Author Spotlight — Paul Mannering — Guest Post

Surprise Tiger

Dr. Livingstone: Er… I think I’d better come clean with you about this. It’s not a virus, I’m afraid. You see, a virus is what we doctors call ‘very, very small’. So small, it could not possibly have made off with the whole leg. What we’re looking for here for is, I think — and this is no more than an educated guess, I’d like to make that clear — is some multicellular life form with stripes, huge razor-sharp teeth, about eleven feet long, and of the genus felis horribilis — what we doctors, in fact, call a tiger.
~ Monty Python, “The Meaning of Life”

There’s a theory that laughter evolved from an all-clear signal to fellow primates. First the shock – then the HAHAHA!

Imagine your primitive humanoid ancestors cruising the African grasslands:
Ohshit! There’s a Sabre-toothed tiger stalking us through the Savannah grass!
Oh look, George is getting eaten. It wasn’t me! HAHAHAHAHA!

Everyone else’s ape-like ancestors laugh too, because hey, they aren’t George either.

If you asked a hundred people what makes funny, you would get ninety-nine different answers (the last person could be your ex who still isn’t speaking to you). Humour is entirely subjective and as with all writing, the trick is to tap into the widest vein of appeal and run up and down it naked and screaming while holding up a placard with ‘LAUGH!’ printed on it.

The key thing for me when it comes to writing humour is to embrace the weird. For me, comedy includes everything from sight gags, to things that are completely out of place. This is why Engines of Empathy we have strange character names, (E.G.S. Benedict, Anna Coluthon, Saint Detriment – all of which are based on real words) and reality skewed (Sarcasm as a Martial Art, the entire idea of human emotions as a power source for technology, and Quantum Physics as the basis of a religion).

The humour comes from both dialogue and presenting the reader with scenes they can relate to, while twisting them slightly (or a lot).

In the sequel to Engines of Empathy, there is an octopus who displays a knack for word games. In the third book there is a lovesick patch of mould. These characters are almost an aside to the main narrative, but the experience is akin to driving the highway and seeing a two headed cow in the field by the road. You are going to double take and then think, what the hell was that? But you’re not likely to stop your journey to explore it further. Humour should be confrontational and unsettling, but ultimately it should be reassuring.

If you are writing comedy, challenge your audience, but deliver humour in a range of ways.
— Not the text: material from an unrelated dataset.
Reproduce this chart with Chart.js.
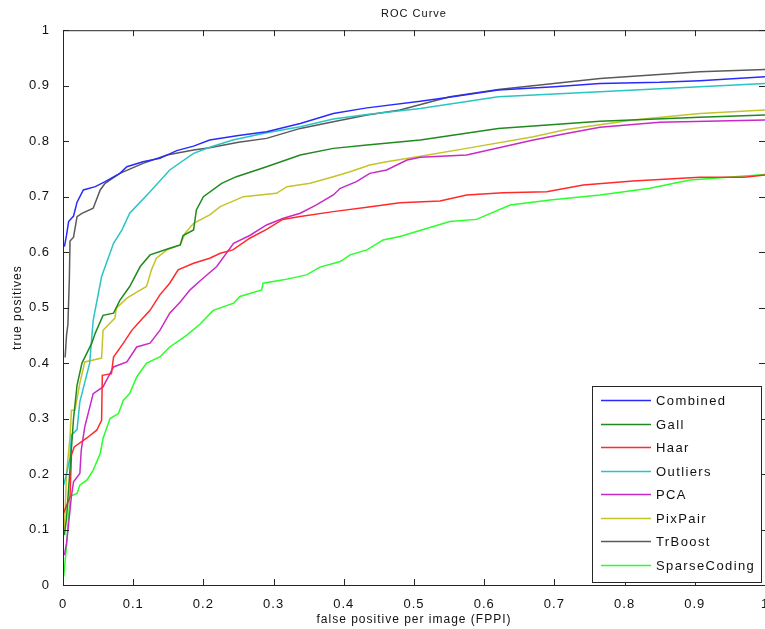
<!DOCTYPE html>
<html>
<head>
<meta charset="utf-8">
<script src="https://cdn.jsdelivr.net/npm/chart.js@4.4.1/dist/chart.umd.min.js"></script>
<style>
  html, body { margin: 0; padding: 0; background: #fff; }
  #wrap { width: 765px; height: 629px; }
</style>
</head>
<body>
<div id="wrap"><canvas id="chart"></canvas></div>
<script>
// values (x = FPPI, y = true positive rate)
const combinedX = [0.002, 0.005, 0.008, 0.015, 0.02, 0.029, 0.046, 0.06, 0.081, 0.091, 0.114, 0.138, 0.162, 0.186, 0.209, 0.25, 0.29, 0.338, 0.385, 0.433, 0.509, 0.55, 0.62, 0.7, 0.765, 0.85, 0.907, 1.0];
const combinedY = [0.61, 0.63, 0.655, 0.665, 0.69, 0.712, 0.718, 0.727, 0.742, 0.754, 0.763, 0.769, 0.783, 0.791, 0.802, 0.81, 0.817, 0.832, 0.85, 0.86, 0.872, 0.879, 0.892, 0.898, 0.904, 0.906, 0.909, 0.916];

const gallX = [0.002, 0.005, 0.01, 0.015, 0.02, 0.027, 0.041, 0.046, 0.057, 0.072, 0.081, 0.095, 0.11, 0.124, 0.152, 0.167, 0.171, 0.186, 0.19, 0.2, 0.226, 0.247, 0.29, 0.338, 0.385, 0.433, 0.509, 0.62, 0.765, 0.907, 1.0];
const gallY = [0.09, 0.12, 0.21, 0.3, 0.36, 0.4, 0.436, 0.454, 0.486, 0.49, 0.513, 0.538, 0.574, 0.595, 0.607, 0.613, 0.63, 0.64, 0.676, 0.7, 0.724, 0.736, 0.754, 0.775, 0.787, 0.793, 0.802, 0.823, 0.836, 0.843, 0.847];

const haarX = [0.001, 0.01, 0.012, 0.016, 0.034, 0.048, 0.055, 0.056, 0.069, 0.072, 0.086, 0.098, 0.107, 0.124, 0.138, 0.152, 0.164, 0.186, 0.209, 0.224, 0.242, 0.266, 0.29, 0.313, 0.338, 0.385, 0.433, 0.48, 0.537, 0.575, 0.627, 0.689, 0.741, 0.812, 0.907, 0.97, 1.0];
const haarY = [0.13, 0.159, 0.234, 0.249, 0.265, 0.279, 0.297, 0.378, 0.381, 0.411, 0.436, 0.459, 0.472, 0.495, 0.523, 0.544, 0.568, 0.58, 0.589, 0.598, 0.604, 0.625, 0.641, 0.659, 0.664, 0.673, 0.681, 0.689, 0.692, 0.703, 0.707, 0.709, 0.721, 0.728, 0.735, 0.735, 0.739];

const outliersX = [0.001, 0.005, 0.01, 0.012, 0.02, 0.024, 0.038, 0.043, 0.055, 0.072, 0.084, 0.095, 0.124, 0.152, 0.186, 0.209, 0.242, 0.29, 0.338, 0.385, 0.433, 0.509, 0.62, 0.765, 0.907, 1.0];
const outliersY = [0.18, 0.2, 0.23, 0.27, 0.28, 0.33, 0.4, 0.477, 0.556, 0.616, 0.64, 0.67, 0.709, 0.748, 0.778, 0.789, 0.802, 0.815, 0.826, 0.84, 0.848, 0.859, 0.88, 0.889, 0.898, 0.904];

const pcaX = [0.002, 0.005, 0.01, 0.012, 0.015, 0.024, 0.026, 0.031, 0.036, 0.043, 0.057, 0.072, 0.091, 0.105, 0.124, 0.138, 0.152, 0.167, 0.181, 0.195, 0.219, 0.243, 0.266, 0.29, 0.314, 0.338, 0.361, 0.385, 0.395, 0.418, 0.437, 0.461, 0.49, 0.509, 0.575, 0.67, 0.717, 0.765, 0.85, 1.0];
const pcaY = [0.054, 0.075, 0.135, 0.16, 0.186, 0.201, 0.243, 0.285, 0.31, 0.345, 0.357, 0.393, 0.402, 0.429, 0.436, 0.459, 0.49, 0.51, 0.532, 0.548, 0.574, 0.616, 0.63, 0.649, 0.661, 0.67, 0.685, 0.703, 0.715, 0.727, 0.742, 0.748, 0.766, 0.771, 0.775, 0.802, 0.814, 0.825, 0.834, 0.838];

const pixPairX = [0.002, 0.005, 0.01, 0.012, 0.017, 0.024, 0.031, 0.055, 0.057, 0.074, 0.076, 0.091, 0.105, 0.119, 0.126, 0.133, 0.148, 0.167, 0.174, 0.186, 0.209, 0.224, 0.257, 0.304, 0.319, 0.352, 0.385, 0.409, 0.437, 0.461, 0.509, 0.575, 0.67, 0.717, 0.812, 0.907, 1.0];
const pixPairY = [0.1, 0.2, 0.267, 0.315, 0.315, 0.364, 0.402, 0.409, 0.459, 0.481, 0.499, 0.517, 0.528, 0.538, 0.568, 0.589, 0.604, 0.613, 0.634, 0.652, 0.667, 0.682, 0.7, 0.706, 0.718, 0.724, 0.736, 0.745, 0.757, 0.763, 0.773, 0.787, 0.808, 0.821, 0.838, 0.85, 0.856];

const trBoostX = [0.003, 0.005, 0.007, 0.009, 0.01, 0.015, 0.02, 0.027, 0.043, 0.053, 0.06, 0.081, 0.114, 0.148, 0.186, 0.209, 0.25, 0.29, 0.338, 0.385, 0.433, 0.48, 0.551, 0.62, 0.765, 0.907, 1.0];
const trBoostY = [0.41, 0.45, 0.47, 0.55, 0.62, 0.627, 0.664, 0.67, 0.679, 0.712, 0.724, 0.742, 0.76, 0.775, 0.784, 0.788, 0.798, 0.805, 0.823, 0.835, 0.847, 0.856, 0.88, 0.893, 0.913, 0.925, 0.929];

const sparseX = [0.001, 0.005, 0.01, 0.02, 0.024, 0.034, 0.043, 0.053, 0.057, 0.067, 0.079, 0.086, 0.095, 0.105, 0.119, 0.138, 0.152, 0.176, 0.195, 0.214, 0.243, 0.252, 0.283, 0.285, 0.314, 0.347, 0.366, 0.395, 0.409, 0.433, 0.456, 0.48, 0.551, 0.589, 0.637, 0.694, 0.765, 0.836, 0.893, 1.0];
const sparseY = [0.015, 0.07, 0.16, 0.165, 0.18, 0.189, 0.207, 0.237, 0.264, 0.3, 0.309, 0.333, 0.345, 0.375, 0.4, 0.411, 0.429, 0.45, 0.47, 0.495, 0.508, 0.52, 0.532, 0.544, 0.55, 0.559, 0.573, 0.583, 0.595, 0.604, 0.622, 0.628, 0.655, 0.659, 0.685, 0.694, 0.703, 0.715, 0.73, 0.74];

const seriesNames = ['Combined', 'Gall', 'Haar', 'Outliers', 'PCA', 'PixPair', 'TrBoost', 'SparseCoding'];
const seriesColors = ['#2a2aff', '#1f8a1f', '#ff2a2a', '#2ac4c4', '#c82ac8', '#c4c42a', '#5a5a5a', '#2aff2a'];
const seriesX = [combinedX, gallX, haarX, outliersX, pcaX, pixPairX, trBoostX, sparseX];
const seriesY = [combinedY, gallY, haarY, outliersY, pcaY, pixPairY, trBoostY, sparseY];

const axisColor = '#262626';
const fontFamily = '"Liberation Sans", Arial, sans-serif';
const tickFont = { family: fontFamily, size: 13 };
const labelFont = { family: fontFamily, size: 12 };

// old matlab text is a bit spaced out, so widen every glyph a little
const spacedText = {
  id: 'spacedText',
  beforeDraw(chart) {
    chart.ctx.letterSpacing = '1px';
  }
};

// matlab-like box with ticks pointing inward on all four sides
const boxAxes = {
  id: 'boxAxes',
  afterDraw(chart) {
    const { ctx, chartArea: a, scales } = chart;
    ctx.save();
    ctx.strokeStyle = axisColor;
    ctx.lineWidth = 1;
    ctx.strokeRect(a.left + 0.5, a.top + 0.5, a.right - a.left, a.bottom - a.top);
    ctx.beginPath();
    scales.x.ticks.forEach(t => {
      const px = Math.round(scales.x.getPixelForValue(t.value)) + 0.5;
      ctx.moveTo(px, a.bottom); ctx.lineTo(px, a.bottom - 6);
      ctx.moveTo(px, a.top); ctx.lineTo(px, a.top + 6);
    });
    scales.y.ticks.forEach(t => {
      const py = Math.round(scales.y.getPixelForValue(t.value)) + 0.5;
      ctx.moveTo(a.left, py); ctx.lineTo(a.left + 6, py);
      ctx.moveTo(a.right, py); ctx.lineTo(a.right - 6, py);
    });
    ctx.stroke();
    ctx.restore();
  }
};

// legend box in the lower right corner of the plot
const boxLegend = {
  id: 'boxLegend',
  afterDraw(chart) {
    const { ctx, chartArea: a } = chart;
    const ds = chart.data.datasets;
    const w = 169, rowH = 23.5;
    const h = 196;
    const left = a.right - w - 4, top = a.bottom - h - 3;
    ctx.save();
    ctx.fillStyle = '#fff';
    ctx.fillRect(left, top, w, h);
    ctx.strokeStyle = axisColor;
    ctx.lineWidth = 1;
    ctx.strokeRect(left + 0.5, top + 0.5, w, h);
    ctx.font = '13px ' + fontFamily;
    ctx.letterSpacing = '1.4px';
    ctx.textBaseline = 'middle';
    ctx.textAlign = 'left';
    ds.forEach((d, i) => {
      const y = Math.round(top + 14 + i * rowH) + 0.5;
      ctx.strokeStyle = d.borderColor;
      ctx.lineWidth = 1.5;
      ctx.beginPath();
      ctx.moveTo(left + 9, y); ctx.lineTo(left + 59, y);
      ctx.stroke();
      ctx.fillStyle = '#111';
      ctx.fillText(d.label, left + 64, y + 1);
    });
    ctx.restore();
  }
};

const datasets = seriesNames.map((name, i) => ({
  label: name,
  data: seriesX[i].map((x, j) => ({ x: x, y: seriesY[i][j] })),
  borderColor: seriesColors[i],
  borderWidth: 1.5,
  pointRadius: 0,
  fill: false,
  tension: 0
}));

// "0", "0.1", ... "1" like the original, not "1.0"
const tickText = v => String(Number(v.toFixed(1)));

new Chart(document.getElementById('chart'), {
  type: 'line',
  data: { datasets: datasets },
  options: {
    responsive: true,
    maintainAspectRatio: false,
    animation: false,
    layout: { padding: { left: 0, right: 0, top: 0, bottom: 0 } },
    plugins: {
      legend: { display: false },
      tooltip: { enabled: false },
      title: {
        display: true,
        text: 'ROC Curve',
        fullSize: false,
        color: '#111',
        font: { family: fontFamily, size: 11, weight: 'normal' },
        padding: { top: 7, bottom: 10 }
      }
    },
    scales: {
      x: {
        type: 'linear',
        min: 0,
        max: 1,
        ticks: { stepSize: 0.1, color: '#111', font: tickFont, padding: 4, maxRotation: 0, callback: tickText },
        grid: { display: false },
        border: { display: false },
        title: {
          display: true,
          text: 'false positive per image (FPPI)',
          color: '#111',
          font: labelFont,
          padding: { top: 4, bottom: 2 }
        },
        afterFit(scale) {
          scale.height = 44;
          scale.paddingLeft = 0;
          scale.paddingRight = 0;
        }
      },
      y: {
        type: 'linear',
        min: 0,
        max: 1,
        ticks: { stepSize: 0.1, color: '#111', font: tickFont, padding: 5, callback: tickText },
        grid: { display: false },
        border: { display: false },
        title: {
          display: true,
          text: 'true positives',
          color: '#111',
          font: labelFont,
          padding: { top: 10, bottom: 0 }
        },
        afterFit(scale) {
          scale.width = 63;
          scale.paddingTop = 0;
          scale.paddingBottom = 0;
        }
      }
    }
  },
  plugins: [spacedText, boxAxes, boxLegend]
});
</script>
</body>
</html>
People love to laugh at other’s misfortune (because our genes remember the Sabre-Toothed tigers of millennia past) and we like to see people make mistakes and have misunderstandings.
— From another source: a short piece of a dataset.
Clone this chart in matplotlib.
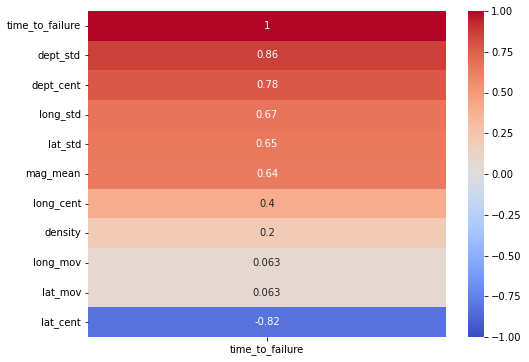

I don’t think there is a class you can take or a book you can read that will teach you comedy writing. I grew up with family (Dad, Mum and four kids) dinners where we cracked jokes constantly. Someone would say something perfectly innocent and the jokes would just go around the table. We adlibbed entirely and maybe it was genetic but this was where I learned my comedic craft. I adore writers like Sir Terry Pratchett and Douglas Adams because they avoid(ed) slapstick and went for intelligent jokes.

The omnipotent They used to say, “Write What You Know.”

This is bullshirt. Seriously – if you want to write Space Opera – you do not need to be an astronomer, an astronaut or a galactic emperor. Writing is about making stuff up. Comedy can draw a lot from real life – but it works best when it is turned to make a situation unexpected (Surprise! Sabre-Toothed tiger!).

I write comedy (and horror, and spec-fic, and audio drama). But I write comedy because I have a history of being immersed in it and I have a natural talent for it. Or it might be the shrapnel still in my medula oblongata from the head wound I got in back in the ‘Nham (Sydenham Primary School – 1979) when a running girl collided with me and lost her two front teeth in my skull. If you can do it – great. If not, don’t worry about it. Write something else – or become a pro-athlete. After all, if you can outrun a Sabre-Toothed tiger, you can always laugh about it afterwards.